Now that a city council committee has decided to finish Preston Street’s rehabilitation project by the end of 2009, business owners along Little Italy’s main street have to start thinking about how to survive the summer ahead.
On Jan. 13, a city council’s planning and environment committee approved a plan to condense Preston Street’s makeover from three years to two, in order to save the many small businesses struggling to attract customers through dust, noise and heavy machinery.
Joe Cotroneo, owner of Pub Italia at the southern end of Preston Street, says he expects the summer of 2009 to be even worse than 2008, which saw several businesses close because heavy construction kept tourists away from the usually hopping area.

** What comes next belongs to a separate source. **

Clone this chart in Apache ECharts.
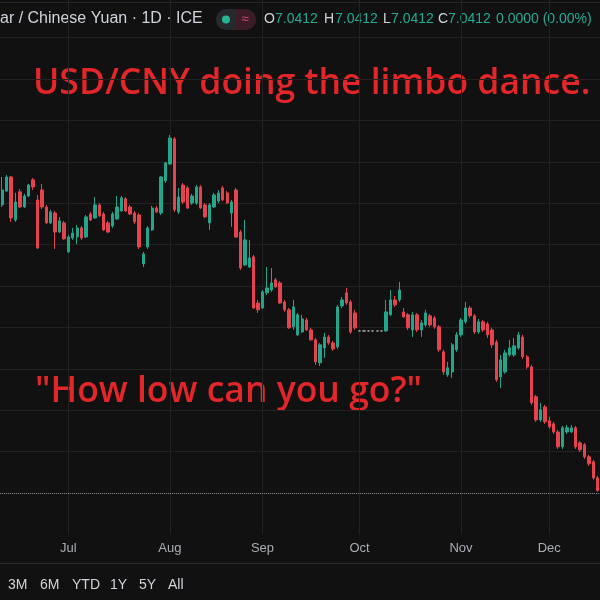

“I definitely won’t have a patio available this year in the prime patio season,” he says. Last year, he was able to keep his patio open most of the time, but he said dust and trucks made it difficult to attract customers.
But Cotroneo refuses to give in to the doom and gloom that seems to have settled with the dust along Preston Street.
“You can’t be negative about these things,” he says. “I’m going to keep my patio open as long as I can, because you can’t say, ‘oh it’s really bad, I’m going to close for lunch today’…to the public, you have to look like you’re open.”
The Preston Street rehabilitation project began in 2008 to fix the 110-year-old sewers and water mains that have been flooding Preston Street basements with water and sewage for years.
The construction was scheduled to continue every summer until 2010.
But with the city’s go ahead, the last chunk of work between Albert and Spruce streets will now be completed by the end of 2009.
Businesses along Preston have suffered enormously since the construction began in the spring of 2008, says Somerset Ward Councillor Diane Holmes. Several businesses went bankrupt and others have reported a 30-to 40-per-cent-drop in revenues, she explained. “This constant construction and the dust from some of this construction has been making life pretty unbearable,” she added. “So for both the business community and the residential community, it was very important to make sure this got done in two years rather than three.”
Lori Mellor, executive director of the Preston Street BIA, says she is “delighted” with the decision.
“It’s already been a tough year. Facing yet another year of construction was terrifying my membership,” she said.
Despite the good news, Cotroneo said he expects a 15-per-cent drop in business next summer.
But the pub owner says he is willing to stick it out for a good cause.
“You’ve got to look ahead and say, ‘what am I going to end up with here?'” he explained. “We’re not just going to have a new sewer twenty feet down that no one’s going to see. We’re going to have a really nice street.”
Mellor said businesses should still expect a small amount of landscaping construction in 2010, to put the finishing touches on a pedestrian-friendly street in the heart of Little Italy.
City council will make its decision about accelerating the project on Jan. 28.